All the data should be repeated exactly. Any image in it is left out.

----- Material -----

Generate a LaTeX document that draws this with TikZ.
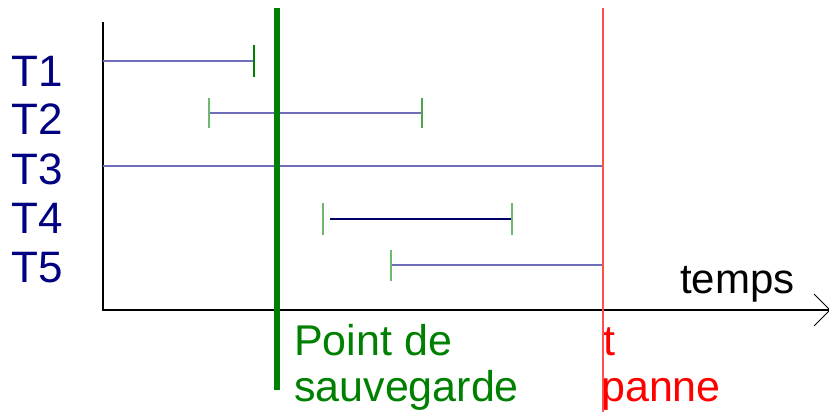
\documentclass[tikz,border=0pt]{standalone}
\usepackage{fontspec}
\setmainfont{Liberation Sans}
\begin{document}
\begin{tikzpicture}[x=1pt,y=-1pt,
  lbl/.style={inner sep=0pt,anchor=base west,font=\fontsize{44}{50}\selectfont,text=navyc},
  txt/.style={inner sep=0pt,anchor=base west,font=\fontsize{42}{46}\selectfont},
  bigtxt/.style={inner sep=0pt,anchor=base west,font=\fontsize{43}{46}\selectfont},
  axis/.style={draw=black,line width=1.3pt},
  span/.style={draw=spanc,line width=1.6pt}]
\definecolor{navyc}{RGB}{0,0,128}
\definecolor{spanc}{RGB}{110,110,185}
\definecolor{tkc}{RGB}{0,128,0}
\definecolor{tklight}{RGB}{110,185,110}
\definecolor{redl}{RGB}{255,80,80}
\useasboundingbox (0,0) rectangle (829,412);
% axes
\coordinate (otop) at (103,22);
\coordinate (o) at (103,310);
\coordinate (xend) at (829,310);
\coordinate (ar1) at (814,294);
\coordinate (ar2) at (830,310);
\coordinate (ar3) at (814,326);
\draw[axis] (otop) -- (o) -- (xend);
\draw[draw=black,line width=1pt] (ar1) -- (ar2) -- (ar3);
% labels
\node[lbl] (t1) at (11,86) {T1};
\node[lbl] (t2) at (11,134) {T2};
\node[lbl] (t3) at (11,184) {T3};
\node[lbl] (t4) at (11,233) {T4};
\node[lbl] (t5) at (11,282) {T5};
\node[txt,text=black] (temps) at (680,293) {temps};
\node[bigtxt,text=tkc] (pt1) at (294,355) {Point de};
\node[bigtxt,text=tkc] (pt2) at (294,401) {sauvegarde};
\node[bigtxt,text=red] (tp1) at (603,355) {t};
\node[bigtxt,text=red] (tp2) at (601,401) {panne};
% spans
\coordinate (a1) at (103,61); \coordinate (b1) at (254,61);
\coordinate (a2) at (209,113); \coordinate (b2) at (422,113);
\coordinate (a3) at (103,166); \coordinate (b3) at (603,166);
\coordinate (a4) at (330,219); \coordinate (b4) at (512,219);
\coordinate (a5) at (391,265); \coordinate (b5) at (603,265);
\draw[span] (a1) -- (b1);
\draw[span] (a2) -- (b2);
\draw[span] (a3) -- (b3);
\draw[draw=navyc!80!black,line width=1.5pt] (a4) -- (b4);
\draw[span] (a5) -- (b5);
% ticks
\draw[draw=tkc,line width=1.5pt] ([yshift=-16]b1) -- ([yshift=16]b1);
\draw[draw=tklight,line width=1.8pt] ([yshift=-15]a2) -- ([yshift=15]a2);
\draw[draw=tkc!70!white,line width=1.5pt] ([yshift=-15]b2) -- ([yshift=15]b2);
\coordinate (a4t) at (323,219);
\draw[draw=tklight,line width=1.8pt] ([yshift=-16]a4t) -- ([yshift=16]a4t);
\draw[draw=tklight,line width=1.8pt] ([yshift=-16]b4) -- ([yshift=16]b4);
\draw[draw=tklight,line width=1.8pt] ([yshift=-16]a5) -- ([yshift=15]a5);
% save point and crash lines
\coordinate (gtop) at (277,8); \coordinate (gbot) at (277,390);
\coordinate (rtop) at (603,8); \coordinate (rbot) at (603,412);
\draw[draw=tkc,line width=6pt] (gtop) -- (gbot);
\draw[draw=redl,line width=1.4pt] (rtop) -- (rbot);
\end{tikzpicture}
\end{document}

-----

Output of the exercise
Generate a LaTeX document that draws this with TikZ.
\documentclass[tikz,border=0pt]{standalone}
\usepackage{fontspec}
\setmainfont{Liberation Sans}
\begin{document}
\begin{tikzpicture}[x=1pt,y=-1pt,
  lbl/.style={inner sep=0pt,anchor=base west,font=\fontsize{44}{50}\selectfont,text=navyc},
  txt/.style={inner sep=0pt,anchor=base west,font=\fontsize{42}{46}\selectfont},
  bigtxt/.style={inner sep=0pt,anchor=base west,font=\fontsize{43}{46}\selectfont},
  axis/.style={draw=black,line width=1.3pt},
  span/.style={draw=spanc,line width=1.6pt}]
\definecolor{navyc}{RGB}{0,0,128}
\definecolor{spanc}{RGB}{110,110,185}
\definecolor{tkc}{RGB}{0,128,0}
\definecolor{tklight}{RGB}{110,185,110}
\definecolor{redl}{RGB}{255,80,80}
\useasboundingbox (0,0) rectangle (829,412);
% axes
\coordinate (otop) at (103,22);
\coordinate (o) at (103,310);
\coordinate (xend) at (829,310);
\coordinate (ar1) at (814,294);
\coordinate (ar2) at (830,310);
\coordinate (ar3) at (814,326);
\draw[axis] (otop) -- (o) -- (xend);
\draw[draw=black,line width=1pt] (ar1) -- (ar2) -- (ar3);
% labels
\node[lbl] (t1) at (11,86) {T1};
\node[lbl] (t2) at (11,134) {T2};
\node[lbl] (t3) at (11,184) {T3};
\node[lbl] (t4) at (11,233) {T4};
\node[lbl] (t5) at (11,282) {T5};
\node[txt,text=black] (temps) at (680,293) {temps};
\node[bigtxt,text=tkc] (pt1) at (294,355) {Point de};
\node[bigtxt,text=tkc] (pt2) at (294,401) {sauvegarde};
\node[bigtxt,text=red] (tp1) at (603,355) {t};
\node[bigtxt,text=red] (tp2) at (601,401) {panne};
% spans
\coordinate (a1) at (103,61); \coordinate (b1) at (254,61);
\coordinate (a2) at (209,113); \coordinate (b2) at (422,113);
\coordinate (a3) at (103,166); \coordinate (b3) at (603,166);
\coordinate (a4) at (330,219); \coordinate (b4) at (512,219);
\coordinate (a5) at (391,265); \coordinate (b5) at (603,265);
\draw[span] (a1) -- (b1);
\draw[span] (a2) -- (b2);
\draw[span] (a3) -- (b3);
\draw[draw=navyc!80!black,line width=1.5pt] (a4) -- (b4);
\draw[span] (a5) -- (b5);
% ticks
\draw[draw=tkc,line width=1.5pt] ([yshift=-16]b1) -- ([yshift=16]b1);
\draw[draw=tklight,line width=1.8pt] ([yshift=-15]a2) -- ([yshift=15]a2);
\draw[draw=tkc!70!white,line width=1.5pt] ([yshift=-15]b2) -- ([yshift=15]b2);
\coordinate (a4t) at (323,219);
\draw[draw=tklight,line width=1.8pt] ([yshift=-16]a4t) -- ([yshift=16]a4t);
\draw[draw=tklight,line width=1.8pt] ([yshift=-16]b4) -- ([yshift=16]b4);
\draw[draw=tklight,line width=1.8pt] ([yshift=-16]a5) -- ([yshift=15]a5);
% save point and crash lines
\coordinate (gtop) at (277,8); \coordinate (gbot) at (277,390);
\coordinate (rtop) at (603,8); \coordinate (rbot) at (603,412);
\draw[draw=tkc,line width=6pt] (gtop) -- (gbot);
\draw[draw=redl,line width=1.4pt] (rtop) -- (rbot);
\end{tikzpicture}
\end{document}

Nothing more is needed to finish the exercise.